Échanger, écouter, conseiller (sans tout déballer)

"On en discute énormément entre nous, on échange des tuyaux", détaille Simon. "On se dit 'tel député a mauvaise réputation', 'j'ai entendu dire ceci ou cela', 'tel ou tel ne serait pas un bon chef'". Si les amitiés se font plus facilement entre assistants de mêmes cercles politiques, "ici il n'y a pas de sectarisme, beaucoup moins qu'en France à l'Assemblée nationale", affirme l'assistant. "On échange, on se côtoie librement en dehors du travail, dans les soirées bruxelloises." Stéphanie lâche avec un sourire : "Oui, on bâche un peu aussi parfois."

J'ai un ami pour qui tout était négocié.

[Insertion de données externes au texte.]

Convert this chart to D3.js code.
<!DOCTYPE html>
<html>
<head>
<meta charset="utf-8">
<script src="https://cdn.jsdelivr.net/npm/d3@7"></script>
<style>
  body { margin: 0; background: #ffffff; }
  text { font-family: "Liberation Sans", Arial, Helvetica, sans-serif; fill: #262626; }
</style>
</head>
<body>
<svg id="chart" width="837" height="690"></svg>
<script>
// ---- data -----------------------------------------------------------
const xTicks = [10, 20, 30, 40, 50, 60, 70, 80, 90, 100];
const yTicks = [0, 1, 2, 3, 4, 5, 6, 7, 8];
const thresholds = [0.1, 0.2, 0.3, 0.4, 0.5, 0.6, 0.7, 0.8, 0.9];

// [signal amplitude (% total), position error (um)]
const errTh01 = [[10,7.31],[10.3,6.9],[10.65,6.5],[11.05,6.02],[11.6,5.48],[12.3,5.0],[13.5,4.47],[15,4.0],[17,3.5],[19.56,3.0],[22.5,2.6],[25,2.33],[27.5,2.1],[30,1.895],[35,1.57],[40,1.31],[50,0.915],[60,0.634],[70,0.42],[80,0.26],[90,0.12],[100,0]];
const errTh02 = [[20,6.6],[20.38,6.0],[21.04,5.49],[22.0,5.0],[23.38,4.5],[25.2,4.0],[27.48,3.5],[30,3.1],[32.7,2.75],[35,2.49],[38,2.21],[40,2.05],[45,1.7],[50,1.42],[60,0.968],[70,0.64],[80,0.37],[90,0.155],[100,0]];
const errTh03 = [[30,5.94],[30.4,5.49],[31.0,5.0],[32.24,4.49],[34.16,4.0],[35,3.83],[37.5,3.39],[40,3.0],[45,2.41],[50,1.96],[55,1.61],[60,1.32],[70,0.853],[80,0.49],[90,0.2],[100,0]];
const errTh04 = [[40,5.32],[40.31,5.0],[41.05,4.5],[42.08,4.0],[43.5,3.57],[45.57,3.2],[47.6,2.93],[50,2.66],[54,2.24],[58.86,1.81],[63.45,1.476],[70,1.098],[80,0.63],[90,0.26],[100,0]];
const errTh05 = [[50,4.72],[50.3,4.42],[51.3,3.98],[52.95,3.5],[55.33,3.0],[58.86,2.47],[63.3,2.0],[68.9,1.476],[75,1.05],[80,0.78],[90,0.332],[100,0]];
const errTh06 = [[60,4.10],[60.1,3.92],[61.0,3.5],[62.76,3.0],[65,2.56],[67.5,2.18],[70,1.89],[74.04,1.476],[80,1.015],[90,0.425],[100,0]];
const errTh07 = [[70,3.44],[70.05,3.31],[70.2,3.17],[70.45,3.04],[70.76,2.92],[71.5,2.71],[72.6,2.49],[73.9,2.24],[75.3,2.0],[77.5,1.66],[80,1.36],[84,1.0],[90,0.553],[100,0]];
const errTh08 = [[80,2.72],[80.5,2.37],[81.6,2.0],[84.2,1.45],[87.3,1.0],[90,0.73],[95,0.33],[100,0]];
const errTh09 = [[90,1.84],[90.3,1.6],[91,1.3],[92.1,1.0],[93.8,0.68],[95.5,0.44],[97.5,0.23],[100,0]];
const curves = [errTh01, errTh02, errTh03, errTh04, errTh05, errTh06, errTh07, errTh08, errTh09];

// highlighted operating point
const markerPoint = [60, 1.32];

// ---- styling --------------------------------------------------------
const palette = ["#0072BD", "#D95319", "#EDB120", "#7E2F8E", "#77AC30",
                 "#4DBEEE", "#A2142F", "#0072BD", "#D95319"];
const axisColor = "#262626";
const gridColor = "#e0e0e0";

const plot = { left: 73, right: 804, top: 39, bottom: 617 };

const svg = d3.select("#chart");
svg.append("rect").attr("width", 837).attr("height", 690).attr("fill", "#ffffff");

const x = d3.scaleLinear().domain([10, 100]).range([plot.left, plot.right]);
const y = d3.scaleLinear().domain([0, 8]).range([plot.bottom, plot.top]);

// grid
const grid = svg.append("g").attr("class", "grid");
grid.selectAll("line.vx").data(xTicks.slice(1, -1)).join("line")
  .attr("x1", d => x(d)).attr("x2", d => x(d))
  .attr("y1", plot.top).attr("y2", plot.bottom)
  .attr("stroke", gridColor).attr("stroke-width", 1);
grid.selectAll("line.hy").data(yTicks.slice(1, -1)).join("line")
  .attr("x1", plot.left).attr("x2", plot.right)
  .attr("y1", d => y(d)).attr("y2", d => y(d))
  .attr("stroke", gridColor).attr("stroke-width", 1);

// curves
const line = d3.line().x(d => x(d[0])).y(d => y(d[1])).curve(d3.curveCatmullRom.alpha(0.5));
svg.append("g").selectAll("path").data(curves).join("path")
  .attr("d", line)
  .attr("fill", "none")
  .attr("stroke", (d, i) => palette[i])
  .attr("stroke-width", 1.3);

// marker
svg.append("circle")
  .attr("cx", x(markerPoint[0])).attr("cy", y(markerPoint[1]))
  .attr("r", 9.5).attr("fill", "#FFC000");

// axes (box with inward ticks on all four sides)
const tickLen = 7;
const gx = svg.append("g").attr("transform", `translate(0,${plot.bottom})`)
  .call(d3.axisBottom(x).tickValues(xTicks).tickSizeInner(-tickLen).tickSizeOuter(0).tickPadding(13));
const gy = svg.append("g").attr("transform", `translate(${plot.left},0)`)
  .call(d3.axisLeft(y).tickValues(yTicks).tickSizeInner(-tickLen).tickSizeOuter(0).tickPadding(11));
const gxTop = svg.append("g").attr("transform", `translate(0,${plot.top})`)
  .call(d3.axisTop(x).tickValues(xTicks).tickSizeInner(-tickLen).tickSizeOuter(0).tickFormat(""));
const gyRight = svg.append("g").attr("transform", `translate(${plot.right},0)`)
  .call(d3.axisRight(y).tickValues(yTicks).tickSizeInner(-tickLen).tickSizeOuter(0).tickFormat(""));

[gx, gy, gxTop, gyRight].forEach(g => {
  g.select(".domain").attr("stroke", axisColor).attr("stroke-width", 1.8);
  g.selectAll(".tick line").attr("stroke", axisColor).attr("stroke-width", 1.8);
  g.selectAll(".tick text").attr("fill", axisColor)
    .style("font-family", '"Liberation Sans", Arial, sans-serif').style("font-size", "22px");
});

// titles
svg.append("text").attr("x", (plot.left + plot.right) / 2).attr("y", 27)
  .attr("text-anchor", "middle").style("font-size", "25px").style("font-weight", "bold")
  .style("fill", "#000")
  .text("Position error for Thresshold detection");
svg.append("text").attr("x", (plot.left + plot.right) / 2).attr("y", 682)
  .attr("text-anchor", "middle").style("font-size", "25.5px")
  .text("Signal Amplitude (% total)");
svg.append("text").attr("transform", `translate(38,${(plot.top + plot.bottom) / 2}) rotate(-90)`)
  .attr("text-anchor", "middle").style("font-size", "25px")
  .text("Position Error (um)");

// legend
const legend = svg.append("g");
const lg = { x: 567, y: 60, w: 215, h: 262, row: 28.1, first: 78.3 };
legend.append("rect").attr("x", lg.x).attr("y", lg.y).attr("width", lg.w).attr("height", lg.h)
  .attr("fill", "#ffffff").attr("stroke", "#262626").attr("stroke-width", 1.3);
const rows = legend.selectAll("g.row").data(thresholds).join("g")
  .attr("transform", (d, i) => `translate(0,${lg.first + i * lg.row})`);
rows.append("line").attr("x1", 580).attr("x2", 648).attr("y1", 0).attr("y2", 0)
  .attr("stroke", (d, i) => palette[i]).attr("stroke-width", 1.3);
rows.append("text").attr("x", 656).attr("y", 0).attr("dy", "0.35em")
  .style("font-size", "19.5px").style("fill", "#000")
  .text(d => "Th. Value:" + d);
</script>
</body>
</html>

Mais au final, son futur chef n'a pas été élu, ça s'est joué à quelques centaines de voix près. Et bien il s'est retrouvé le bec dans l'eau.

Mathieu

à franceinfo

Dialogue, conseils, recommandations… tout en restant assez évasif, tout de même, puisque tous participent à la même course. "En fait on discute beaucoup entre nous, on est assez ouvert sur nos chefs actuels, mais assez taiseux sur nos futurs chefs. Tout le monde cherche à se recaser, tout le monde a des pistes mais on n'en parle pas tant que ce n'est pas signé", reconnaît Mathieu.

Affronter la "prison dorée" (pour ne pas déprimer)

L'ambiance de ce mois de mai est donc très particulière. Si le travail parlementaire est en pause, le travail de l'ombre, pour conserver son emploi, est intense. "C'est fou le nombre d'annonces immobilières que l'on reçoit en ce moment dans les mails du Parlement ! D'habitude, c'est une ou deux par semaine, là c'est une petite dizaine par jour. Tout le monde se prépare à quitter son appartement bruxellois", raconte Mathieu.

Si cette période de recherche de nouveaux employeurs est angoissante pour les assistants des eurodéputés, c'est, paradoxalement, aussi parce que leur situation est bonne. Mieux payés, mieux protégés que les collaborateurs des députés français de l'Assemblée nationale. "L'intérêt et les conditions font que c'est très difficile de partir. Plus on continue, plus on a du mal à partir, plus c'est stressant", estime Mathieu. Une situation qu'il appelle, dans le jargon, la "prison dorée". "Nos copines, nos copains nous ont souvent rejoints à Bruxelles, on s'est installés, donc c'est difficile de repartir quelques années après. Mais que faire si on a misé sur la mauvaise personne, et qu'elle n'est pas réélue ? On sait que travailler dans les autres institutions est beaucoup moins intéressant. Travailler dans les ONG ? C'est bien moins payé", assume Mathieu. Certains font alors le choix du privé.

Pour moi, un bon assistant parlementaire doit être capable d'écrire un article pour Le Monde comme faire des photocopies.

Stéphanie

à franceinfo

Pour beaucoup, l'emploi d'assistant parlementaire n'est qu'un passage, un tremplin pour la suite. La plupart ont moins de 35 ans. "Cela permet de se faire un super carnet d'adresse, de travailler sur plein de sujets différents, on participe à l'écriture des amendements. Après, ça demande énormément de disponibilité et les relations avec les députés ne sont pas toujours faciles, certains sont plus tyranniques que d'autres, comme tous les chefs", estime Simon. "Il faut être malin et bien connaître la boutique", juge Stéphanie, du haut de ses 32 ans d'expérience. "Moi j'accepte toutes les missions, s'il faut s'occuper de prendre des billets d'avion je le fais."

"Le plus marrant, c'est voir la comédie des politiques", retient Simon. "On voit pas mal de choses drôles en coulisses, parce que les élus sont des êtres humains." Le jeune homme apprécie de côtoyer des personnalités vues à la télé. "Une fois j'ai accompagné ma députée dans un déplacement, on s'est retrouvé à l'hôtel au petit déjeuner avec Nadine Morano et Geoffroy Didier, c'est sympa."